Iniciábamos una jornada de
transición, de traslado de un entorno a otro diferente, de kilómetros en el
coche. Esas jornadas pueden ser frustrantes si no van acompañadas de alguna
visita interesante que rompa con el simple cambio de hotel y de centro de
operaciones.
Nos levantamos poco después de
las ocho, preparamos el equipaje, bajamos a desayunar y nos pusimos en ruta a
las 9:45. En el hotel quedaron tres de mis libros alimentando su pequeña
biblioteca.
En nuestro avance por el país
vecino nos había acompañado la voz de Saramago en Viaje a Portugal, un
libro poético e intimista, un libro de sensaciones y pensamientos. Publicado en
1980, Saramago estaba en su madurez, en torno a la cincuentena, al realizar el
viaje. Portugal volvía a la normalidad democrática después de los oscuros
tiempos de la prolongada dictadura de Salazar, buscaba su identidad, como
también la buscaba el autor por los caminos de su país.

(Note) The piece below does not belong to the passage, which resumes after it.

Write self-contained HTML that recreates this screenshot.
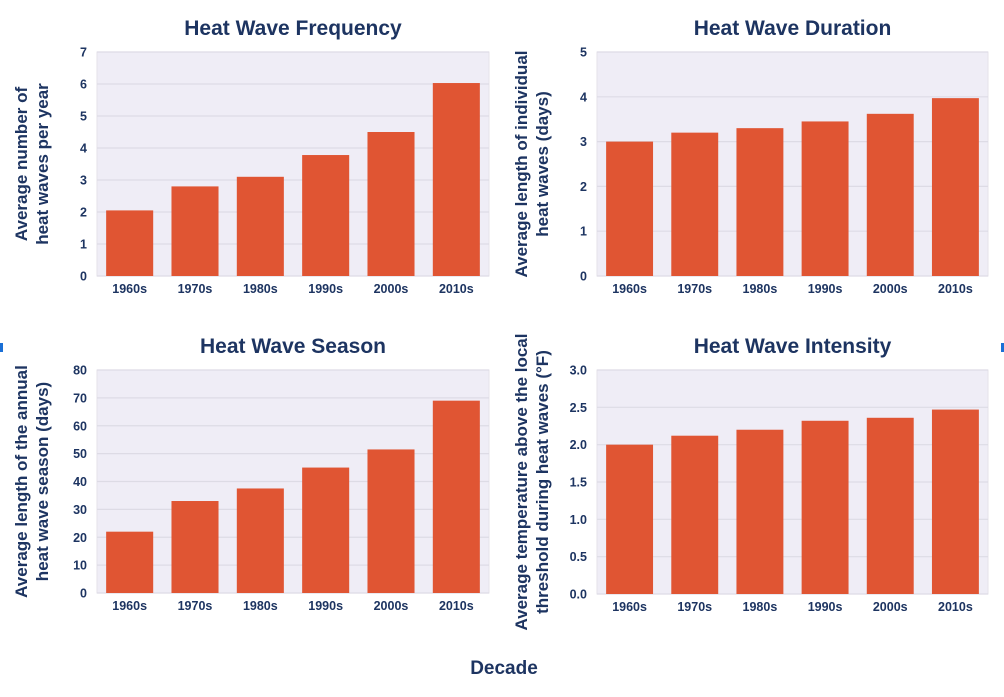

Optó preferentemente por los
campos o los valles y las montañas, las aldeas y los pueblos sobre las ciudades,
el arte antiguo sobre el moderno, el contacto con la gente llana sobre los
intelectuales. Le entusiasmaban los cuentos y las leyendas que se asociaban con
aquellos lugares y que perfilaban el carácter ancestral de los portugueses.
Nos trasladó una imagen del país
costumbrista, tradicional, primitiva, anclada en el tiempo, sin rastro del
progreso. En ese mundo antiguo era donde encontraba las esencias, donde se sentía
identificado, donde su vagar le llevaba e inflamaba su corazón literario. Y, en
parte, aunque había impregnado todo nuestro viaje, esa era la intención singular
de aquel día.
Salimos hacia el norte, como
para ir a Palmela, tomamos la A 2 dirección este y la E 1 hacia Alcácer do Sal,
dirección sur, rodeando el enorme estuario del Sado, que quedaba a nuestra
derecha. El paisaje nos recordó a Extremadura, a la dehesa de alcornoques, a
los terrenos de ganado porcino. En la zona, más al sur, abundaba el cerdo
negro. Hasta elaboraban una ginebra con ese nombre, Black Pig.